In fact, this is what psychotherapist Laura Young calls the “number one problem” in any relationship. Can they argue without threatening to break up with you?

If you’re constantly walking on eggshells or feeling as though a dark storm cloud is following you around whenever they’re nearby and in a bad mood, it’s a problem. Who wants to live with bloody feet and the constant threat of rain for eternity?

8. They are controlling.

There are multiple levels of control and in neglecting to realize this many fall into an abusive trap.

If your partner makes you choose between themselves and other people you care about, that’s a pretty obvious red flag and you need to leave immediately.

However this also applies to things on a smaller scale; Do they pinch or tickle you repeatedly after you’ve told them to stop multiple times? It seems silly, but there is something to be said about a person who does not respect your personal space, as “innocent” as their actions may seem. It could pave the way to greater boundary-pushing, causing you to relinquish more control without even realizing.

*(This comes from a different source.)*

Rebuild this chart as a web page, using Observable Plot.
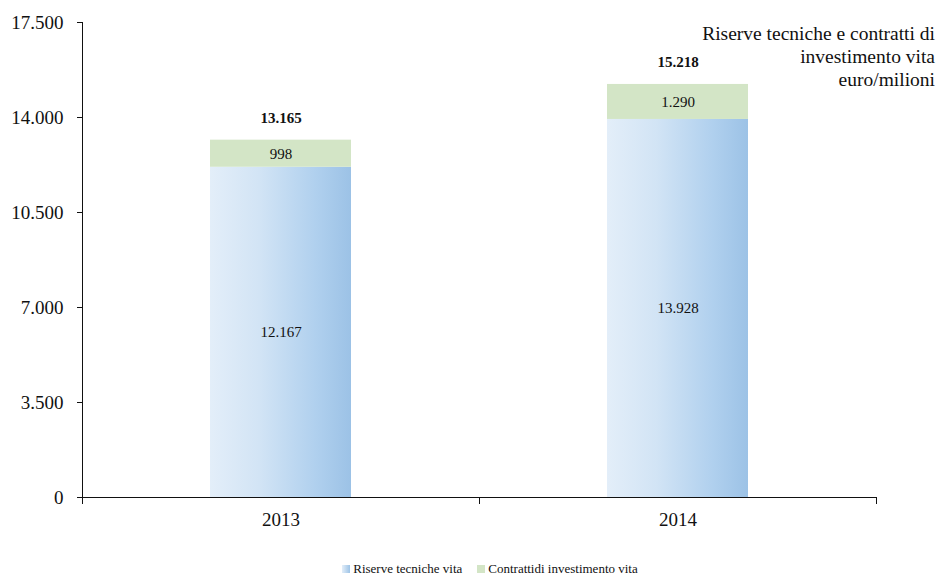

9. They roll their eyes at you.

Research has shown that eye-rolling is a common predictor of divorce, the kiss of death among married couples. Not quite a micro-expression, a partner who rolls their eyes at you makes you feel disrespected, stupid, and unimportant.

Your forever person should never make you feel any of these things, seeing as most of us already do a fantastic job of it with no outside help.

These red flags are just a guideline to help you process what you’re actually feeling within your relationship. It’s complicated. It always is. Just remember to trust your gut. Your intuition rarely leads you astray.